### WRITTEN PROBLEM
Word for word, copy all the data and drop the pictures.

___ RECORDED DATA ___

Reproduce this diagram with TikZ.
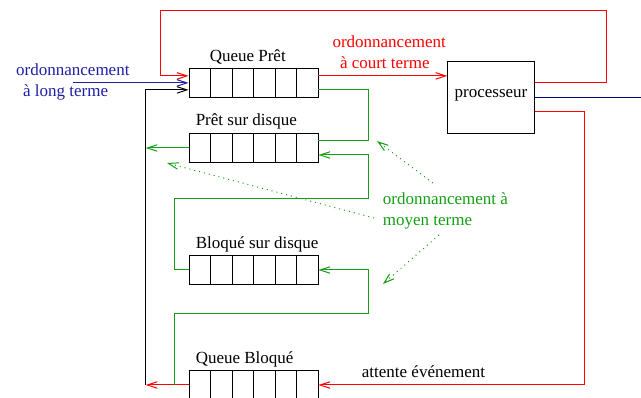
\documentclass[tikz,border=0pt]{standalone}
\usepackage{fontspec}
\setmainfont{Liberation Serif}
\usetikzlibrary{arrows.meta,calc}

\definecolor{xred}{RGB}{255,0,0}
\definecolor{xgreen}{RGB}{20,158,20}
\definecolor{xblue}{RGB}{30,30,165}
\definecolor{xnavy}{RGB}{0,0,130}

\tikzset{
  lbl/.style={font=\fontsize{17}{21}\selectfont, inner sep=0pt, anchor=base west, align=left},
  cell/.style={line width=0.9pt},
  queue/.style={draw, line width=0.9pt, minimum width=129pt, minimum height=28.5pt, inner sep=0pt,
    path picture={\foreach \i in {1,...,5}{
      \draw[cell] ($(path picture bounding box.north west)!\i/6!(path picture bounding box.north east)$)
        -- ($(path picture bounding box.south west)!\i/6!(path picture bounding box.south east)$);}}},
  cpubox/.style={draw, line width=0.9pt, minimum width=86.6pt, minimum height=71.6pt, inner sep=0pt},
  wire/.style={line width=1pt},
  tip/.style={-{Straight Barb[length=10pt,width=6.5pt]}},
  hint/.style={xgreen, line width=1pt, dash pattern=on 1pt off 4pt,
    -{Straight Barb[length=10pt,width=6.5pt]}},
}

\begin{document}
\begin{tikzpicture}[x=1pt,y=-1pt]
\useasboundingbox (0,0) rectangle (641,398);

% queues and processor
\node[queue] (qp) at (253.5,82.9) {};
\node[queue] (ps) at (253.5,148) {};
\node[queue] (bd) at (253.5,270) {};
\node[queue] (qb) at (253.5,385) {};
\node[cpubox] (cpu) at (491,97.5) {};
\node[lbl, anchor=base] (cpulbl) at ($(cpu.center)+(0,-0.2)$) {processeur};

% queue titles
\node[lbl] (tqp) at ($(qp.north west)+(21,-7)$) {Queue Prêt};
\node[lbl] (tps) at ($(ps.north west)+(7,-7.5)$) {Prêt sur disque};
\node[lbl] (tbd) at ($(bd.north west)+(7,-6.8)$) {Bloqué sur disque};
\node[lbl] (tqb) at ($(qb.north west)+(7,-6.5)$) {Queue Bloqué};

% scheduler labels (base anchor sits on the last line)
\node[lbl, text=xblue] (llong) at (16,96.8) {ordonnancement\\\hspace*{7pt}à long terme};
\node[lbl, text=xred] (lcourt) at (332.3,68.3) {ordonnancement\\\hspace*{7.5pt}à court terme};
\node[lbl, text=xgreen] (lmoyen) at (382.7,226) {ordonnancement à\\moyen terme};
\node[lbl] (lwait) at (361.7,377.3) {attente événement};

% helper points
\coordinate (rtop) at (606,11);
\coordinate (rleft) at (160,11);
\coordinate (rbot) at (584,385);
\coordinate (lt) at (73,82.9);
\coordinate (out) at (641,97.5);
\coordinate (swapL) at (145.7,385);
\coordinate (gj) at (174,385);
\coordinate (a1) at (174,313.3);
\coordinate (a2) at (368.3,313.3);
\coordinate (b1) at (174,198.3);
\coordinate (b2) at (368.3,198.3);

% short-term scheduling and processor loops
\draw[wire,xred,tip] ($(qp.east)+(0,-7)$) coordinate (c0) -- (c0 -| cpu.west);
\draw[wire,xred,tip] ($(cpu.east)+(0,-14.8)$) -| (rtop) -- (rleft) |- ($(qp.west)+(0,-7)$);
\draw[wire,xred,tip] ($(cpu.east)+(0,14.2)$) -| (rbot) -- (qb.east);
\draw[wire,xred,tip] (qb.west) -- (swapL);
\draw[wire,xnavy] (cpu.east) -- (out);

% long-term scheduling
\draw[wire,xblue,tip] (lt) -- (qp.west);
\draw[wire,tip] (swapL) |- ($(qp.west)+(0,7)$);

% medium-term scheduling
\draw[wire,xgreen,tip] (gj) -- (a1) -- (a2) |- (bd.east);
\draw[wire,xgreen,tip] (bd.west) -| (b1) -- (b2) |- ($(ps.east)+(0,7)$);
\draw[wire,xgreen] ($(qp.east)+(0,7)$) coordinate (c1) -- (c1 -| b2) |- ($(ps.east)+(0,-7)$);
\draw[wire,xgreen,tip] (ps.west) -- (ps.west -| swapL);

% dotted pointers from the medium-term label
\coordinate (h1s) at (433,183);
\coordinate (h1e) at (377,141);
\coordinate (h2s) at (374,218);
\coordinate (h2e) at (167,163);
\coordinate (h3s) at (439,235);
\coordinate (h3e) at (383,284);
\draw[hint] (h1s) -- (h1e);
\draw[hint] (h2s) -- (h2e);
\draw[hint] (h3s) -- (h3e);
\end{tikzpicture}
\end{document}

___

### TASK SOLUTION
Reproduce this diagram with TikZ.
\documentclass[tikz,border=0pt]{standalone}
\usepackage{fontspec}
\setmainfont{Liberation Serif}
\usetikzlibrary{arrows.meta,calc}

\definecolor{xred}{RGB}{255,0,0}
\definecolor{xgreen}{RGB}{20,158,20}
\definecolor{xblue}{RGB}{30,30,165}
\definecolor{xnavy}{RGB}{0,0,130}

\tikzset{
  lbl/.style={font=\fontsize{17}{21}\selectfont, inner sep=0pt, anchor=base west, align=left},
  cell/.style={line width=0.9pt},
  queue/.style={draw, line width=0.9pt, minimum width=129pt, minimum height=28.5pt, inner sep=0pt,
    path picture={\foreach \i in {1,...,5}{
      \draw[cell] ($(path picture bounding box.north west)!\i/6!(path picture bounding box.north east)$)
        -- ($(path picture bounding box.south west)!\i/6!(path picture bounding box.south east)$);}}},
  cpubox/.style={draw, line width=0.9pt, minimum width=86.6pt, minimum height=71.6pt, inner sep=0pt},
  wire/.style={line width=1pt},
  tip/.style={-{Straight Barb[length=10pt,width=6.5pt]}},
  hint/.style={xgreen, line width=1pt, dash pattern=on 1pt off 4pt,
    -{Straight Barb[length=10pt,width=6.5pt]}},
}

\begin{document}
\begin{tikzpicture}[x=1pt,y=-1pt]
\useasboundingbox (0,0) rectangle (641,398);

% queues and processor
\node[queue] (qp) at (253.5,82.9) {};
\node[queue] (ps) at (253.5,148) {};
\node[queue] (bd) at (253.5,270) {};
\node[queue] (qb) at (253.5,385) {};
\node[cpubox] (cpu) at (491,97.5) {};
\node[lbl, anchor=base] (cpulbl) at ($(cpu.center)+(0,-0.2)$) {processeur};

% queue titles
\node[lbl] (tqp) at ($(qp.north west)+(21,-7)$) {Queue Prêt};
\node[lbl] (tps) at ($(ps.north west)+(7,-7.5)$) {Prêt sur disque};
\node[lbl] (tbd) at ($(bd.north west)+(7,-6.8)$) {Bloqué sur disque};
\node[lbl] (tqb) at ($(qb.north west)+(7,-6.5)$) {Queue Bloqué};

% scheduler labels (base anchor sits on the last line)
\node[lbl, text=xblue] (llong) at (16,96.8) {ordonnancement\\\hspace*{7pt}à long terme};
\node[lbl, text=xred] (lcourt) at (332.3,68.3) {ordonnancement\\\hspace*{7.5pt}à court terme};
\node[lbl, text=xgreen] (lmoyen) at (382.7,226) {ordonnancement à\\moyen terme};
\node[lbl] (lwait) at (361.7,377.3) {attente événement};

% helper points
\coordinate (rtop) at (606,11);
\coordinate (rleft) at (160,11);
\coordinate (rbot) at (584,385);
\coordinate (lt) at (73,82.9);
\coordinate (out) at (641,97.5);
\coordinate (swapL) at (145.7,385);
\coordinate (gj) at (174,385);
\coordinate (a1) at (174,313.3);
\coordinate (a2) at (368.3,313.3);
\coordinate (b1) at (174,198.3);
\coordinate (b2) at (368.3,198.3);

% short-term scheduling and processor loops
\draw[wire,xred,tip] ($(qp.east)+(0,-7)$) coordinate (c0) -- (c0 -| cpu.west);
\draw[wire,xred,tip] ($(cpu.east)+(0,-14.8)$) -| (rtop) -- (rleft) |- ($(qp.west)+(0,-7)$);
\draw[wire,xred,tip] ($(cpu.east)+(0,14.2)$) -| (rbot) -- (qb.east);
\draw[wire,xred,tip] (qb.west) -- (swapL);
\draw[wire,xnavy] (cpu.east) -- (out);

% long-term scheduling
\draw[wire,xblue,tip] (lt) -- (qp.west);
\draw[wire,tip] (swapL) |- ($(qp.west)+(0,7)$);

% medium-term scheduling
\draw[wire,xgreen,tip] (gj) -- (a1) -- (a2) |- (bd.east);
\draw[wire,xgreen,tip] (bd.west) -| (b1) -- (b2) |- ($(ps.east)+(0,7)$);
\draw[wire,xgreen] ($(qp.east)+(0,7)$) coordinate (c1) -- (c1 -| b2) |- ($(ps.east)+(0,-7)$);
\draw[wire,xgreen,tip] (ps.west) -- (ps.west -| swapL);

% dotted pointers from the medium-term label
\coordinate (h1s) at (433,183);
\coordinate (h1e) at (377,141);
\coordinate (h2s) at (374,218);
\coordinate (h2e) at (167,163);
\coordinate (h3s) at (439,235);
\coordinate (h3e) at (383,284);
\draw[hint] (h1s) -- (h1e);
\draw[hint] (h2s) -- (h2e);
\draw[hint] (h3s) -- (h3e);
\end{tikzpicture}
\end{document}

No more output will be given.